Obama renews designation of Cuba and Venezuela as national security threats
WASHINGTON - The United States declared a national emergency to deal with perceived "threats" in Cuba and Venezuela on Friday, along with Iran, Libya, Ukraine, Zimbabwe and countries that Washington claims "support terrorism." The declarations effectively extend for another year economic sanctions already in place.
President Barack Obama warned that one of the main national security threats to the US is mass undocumented immigration from Cuba, days after he ended the "wet foot, dry foot" policy, which granted residency to Cubans who arrived in the US without visas.
When a national emergency was declared against Venezuela in 2015, Obama also ordered sanctions against seven Venezuelan officials, saying they would be banned from travelling to the United States and any and all assets and properties belonging to them would be frozen.

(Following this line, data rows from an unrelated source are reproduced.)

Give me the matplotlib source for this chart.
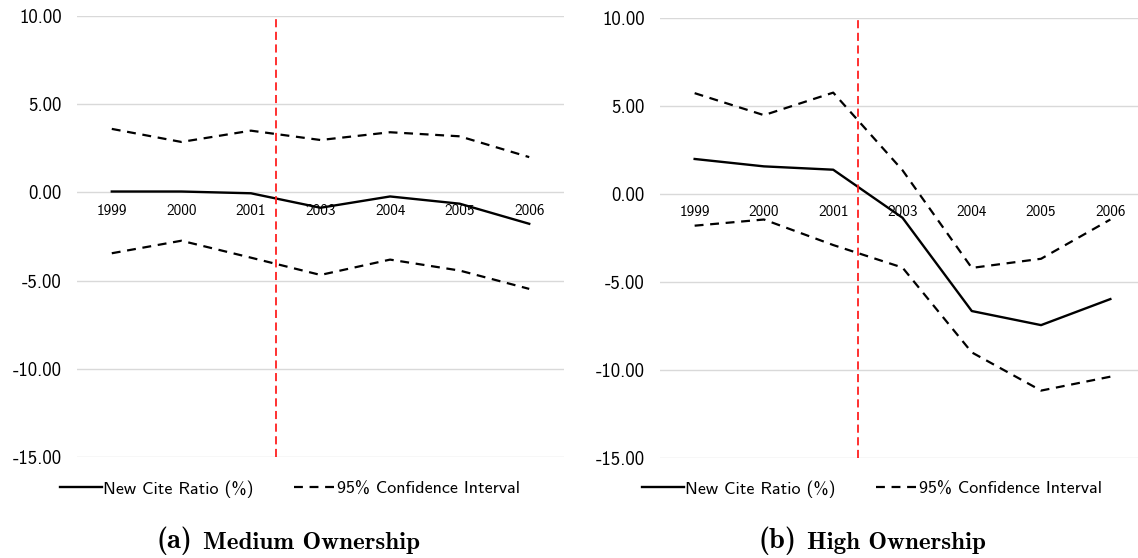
import matplotlib
matplotlib.use('Agg')
import matplotlib.pyplot as plt
from matplotlib.lines import Line2D
import numpy as np

years = ['1999', '2000', '2001', '2003', '2004', '2005', '2006']

# Medium ownership: estimate and 95% band
med_est = [0.05, 0.05, -0.05, -0.87, -0.23, -0.64, -1.78]
med_upper = [3.60, 2.86, 3.50, 2.97, 3.41, 3.18, 2.00]
med_lower = [-3.45, -2.74, -3.70, -4.68, -3.81, -4.43, -5.47]

# High ownership: estimate and 95% band
high_est = [1.99, 1.57, 1.38, -1.35, -6.65, -7.45, -5.97]
high_upper = [5.73, 4.48, 5.76, 1.35, -4.20, -3.68, -1.45]
high_lower = [-1.80, -1.45, -2.90, -4.18, -9.00, -11.17, -10.38]

# event marker between 2001 and 2003 (in category units)
event_pos = 2.36

plt.rcParams['axes.unicode_minus'] = False
SANS = ['cmss10', 'DejaVu Sans']
SERIF_BOLD = ['cmb10', 'DejaVu Serif']

W, H = 1138, 558
fig = plt.figure(figsize=(W / 100, H / 100), dpi=100)
ax1 = fig.add_axes([77 / W, 1 - 457 / H, 487 / W, 441 / H])
ax2 = fig.add_axes([660 / W, 1 - 458 / H, 485 / W, 440 / H])


def draw_panel(ax, est, upper, lower):
    x = np.arange(len(years))
    ax.plot(x, est, color='black', lw=1.7)
    ax.plot(x, upper, color='black', lw=1.6, dashes=(4, 3))
    ax.plot(x, lower, color='black', lw=1.6, dashes=(4, 3))
    ax.axvline(event_pos, color='#ff2020', lw=1.3, dashes=(4.5, 2.5))

    ax.set_xlim(-0.5, len(years) - 0.5)
    ax.set_ylim(-15, 10)
    ax.set_yticks(np.arange(-15, 11, 5))
    ax.yaxis.set_major_formatter('{x:.2f}')
    ax.set_xticks(x, years)

    ax.grid(axis='y', color='#d9d9d9', lw=1.0)
    ax.set_axisbelow(True)
    for s in ax.spines.values():
        s.set_visible(False)
    # year labels hang just under the zero line
    ax.spines['bottom'].set_position(('data', 0))

    ax.tick_params(axis='x', length=0, pad=8, labelsize=11)
    ax.tick_params(axis='y', length=0, pad=11, labelsize=13.5)
    for lab in ax.get_xticklabels() + ax.get_yticklabels():
        lab.set_family(SANS)


draw_panel(ax1, med_est, med_upper, med_lower)
draw_panel(ax2, high_est, high_upper, high_lower)

handles = [Line2D([], [], color='black', lw=1.7),
           Line2D([], [], color='black', lw=1.6, dashes=(4, 3))]
labels = ['New Cite Ratio (%)', '95% Confidence Interval']
for cx in (290, 872):
    fig.legend(handles, labels, loc='center', bbox_to_anchor=(cx / W, 1 - 489 / H),
               ncol=2, frameon=False, handlelength=2.3, handletextpad=0.1,
               columnspacing=2.2, prop={'family': SANS, 'size': 13})

renderer = fig.canvas.get_renderer()


def caption(cx, tag, name):
    t1 = fig.text(0, 1 - 541 / H, tag, family=SERIF_BOLD, size=20.5, va='center')
    t2 = fig.text(0, 1 - 543 / H, name, family=SERIF_BOLD, size=18, va='center')
    w1 = t1.get_window_extent(renderer).width
    w2 = t2.get_window_extent(renderer).width
    gap = 11
    x0 = cx - (w1 + gap + w2) / 2
    t1.set_x(x0 / W)
    t2.set_x((x0 + w1 + gap) / W)


caption(288, '(a)', 'Medium Ownership')
caption(872, '(b)', 'High Ownership')

fig.savefig('out.png', dpi=100)
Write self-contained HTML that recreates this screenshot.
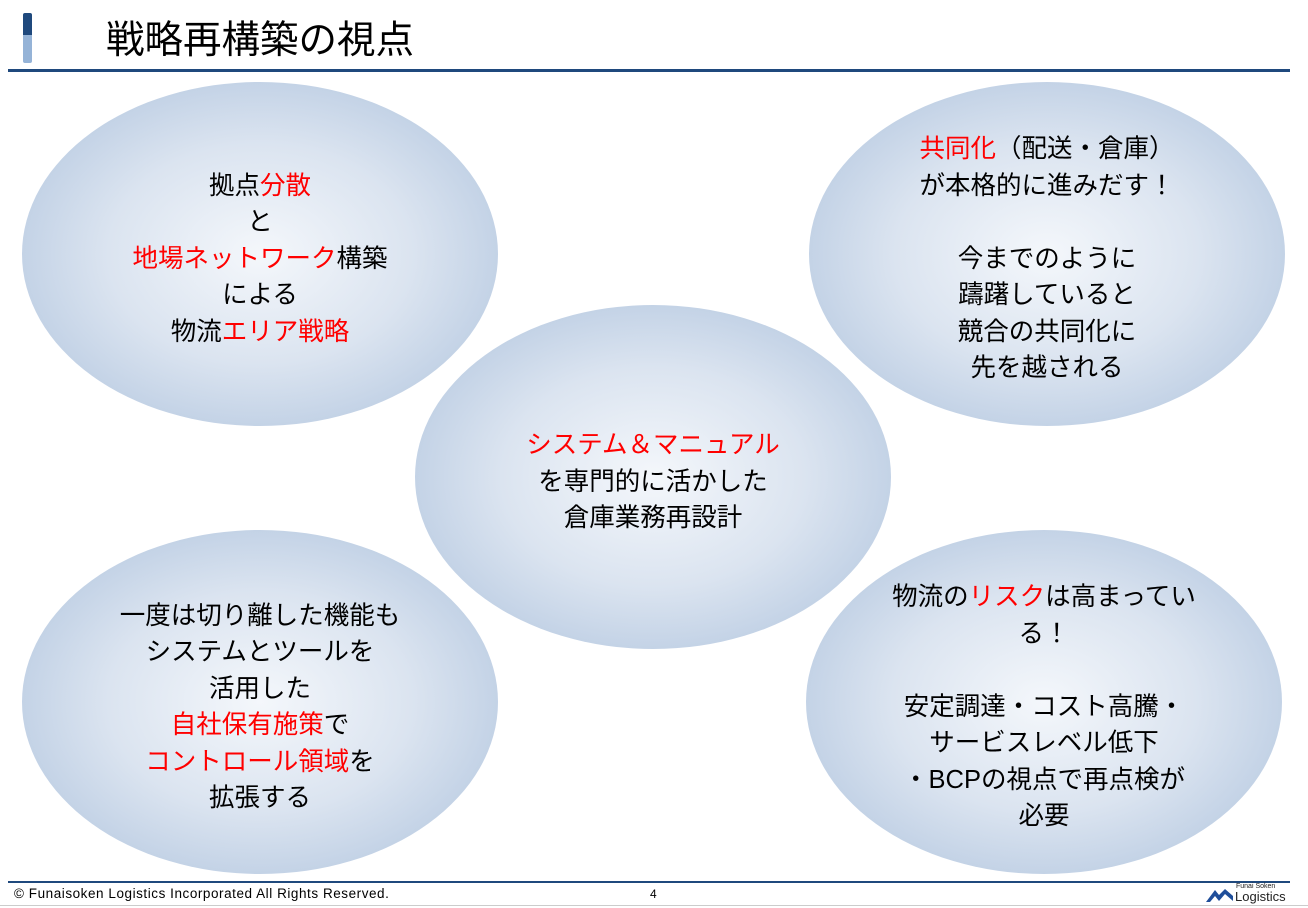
<!DOCTYPE html>
<html><head><meta charset="utf-8"><style>
body{margin:0;width:1308px;height:908px;background:#fff;position:relative;overflow:hidden;font-family:"Liberation Sans","Noto Sans CJK JP",sans-serif;}
.e{position:absolute;width:476px;height:344px;border-radius:50%;background:radial-gradient(ellipse at 50% 50%,#f4f7fb 0%,#dbe4f0 45%,#a9bfdb 100%);display:flex;align-items:center;justify-content:center;text-align:center;font-size:25.5px;line-height:36.5px;color:#000;box-sizing:border-box;padding-top:10px;}
.r{color:#f00;}
</style></head><body>
<div style="position:absolute;left:23px;top:13px;width:9px;height:25px;background:#1f497d;border-radius:2px 2px 0 0"></div>
<div style="position:absolute;left:23px;top:35px;width:9px;height:28px;background:#95b3d7;border-radius:0 0 2px 2px"></div>
<div style="position:absolute;left:106px;top:17px;font-size:38.5px;line-height:48px;">戦略再構築の視点</div>
<div style="position:absolute;left:8px;top:69px;width:1282px;height:3px;background:#1f497d"></div>

<div class="e" style="left:22px;top:82px"><div>拠点<span class="r">分散</span><br>と<br><span class="r">地場ネットワーク</span>構築<br>による<br>物流<span class="r">エリア戦略</span></div></div>
<div class="e" style="left:809px;top:82px"><div><span class="r">共同化</span>（配送・倉庫）<br>が本格的に進みだす！<br><br>今までのように<br>躊躇していると<br>競合の共同化に<br>先を越される</div></div>
<div class="e" style="left:415px;top:305px"><div><span class="r">システム＆マニュアル</span><br>を専門的に活かした<br>倉庫業務再設計</div></div>
<div class="e" style="left:22px;top:530px"><div>一度は切り離した機能も<br>システムとツールを<br>活用した<br><span class="r">自社保有施策</span>で<br><span class="r">コントロール領域</span>を<br>拡張する</div></div>
<div class="e" style="left:806px;top:530px"><div>物流の<span class="r">リスク</span>は高まってい<br>る！<br><br>安定調達・コスト高騰・<br>サービスレベル低下<br>・BCPの視点で再点検が<br>必要</div></div>

<div style="position:absolute;left:8px;top:881px;width:1282px;height:2px;background:#1f497d"></div>
<div style="position:absolute;left:0;top:905px;width:1308px;height:1px;background:#ccc"></div>
<div style="position:absolute;left:14px;top:886px;font-size:13.5px;line-height:16px;letter-spacing:0.55px;">© Funaisoken Logistics Incorporated All Rights Reserved.</div>
<div style="position:absolute;left:650px;top:886px;font-size:12px;line-height:16px;">4</div>
<svg style="position:absolute;left:1205px;top:884px" width="30" height="20" viewBox="0 0 30 20"><path d="M1 18 L10 6 L14 11 L20 5 L28 12 L28 17 L20 10 L14 17 L10 12 L5 18Z" fill="#1f4e9a"/></svg>
<div style="position:absolute;left:1236px;top:883px;font-size:7px;line-height:8px;color:#222">Funai Soken</div>
<div style="position:absolute;left:1235px;top:890px;font-size:13px;line-height:14px;color:#222">Logistics</div>
</body></html>
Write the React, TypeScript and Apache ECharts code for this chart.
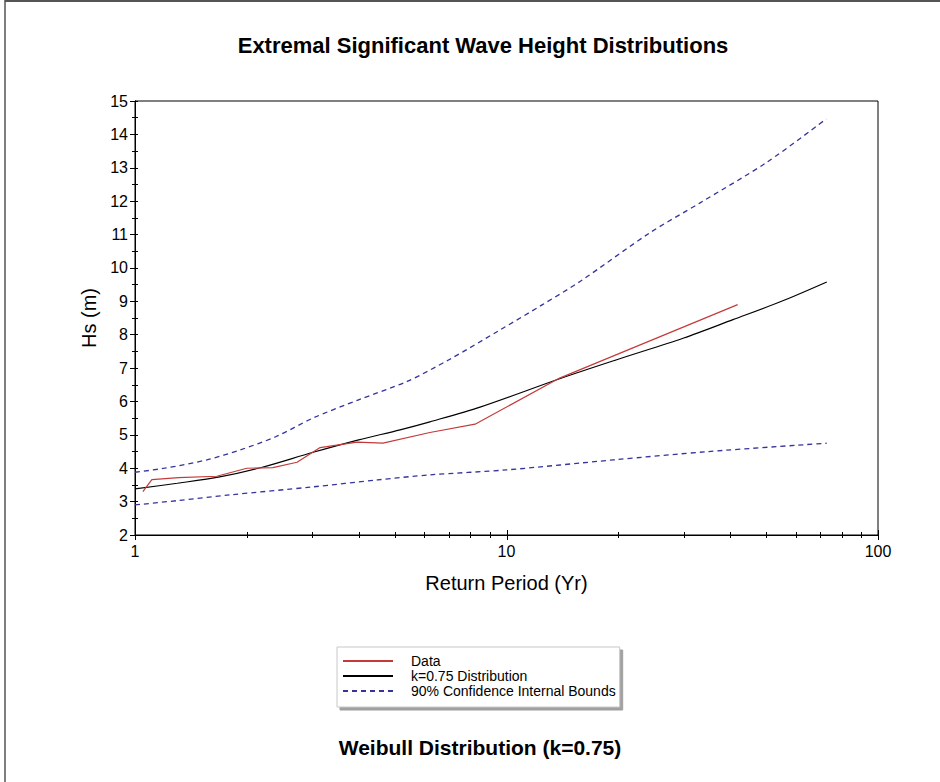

He used an executive order in March 2015 to declare that the situation in Venezuela had “not improved.” He cited human rights violations, persecution of political dissenters and restrictions on the freedom of the press.
Under the National Emergencies Act sanctions must be renewed every year; however, the executive orders Obama signed on Friday are not set to expire until two months into the Trump administration. The move appears to suggest that the Obama administration is concerned that the renewals could get overlooked in the expected chaos of Trump's White House. If he chooses to, Trump could rescind the sanctions by executive order.
The United States currently has 31 officially declared national emergencies.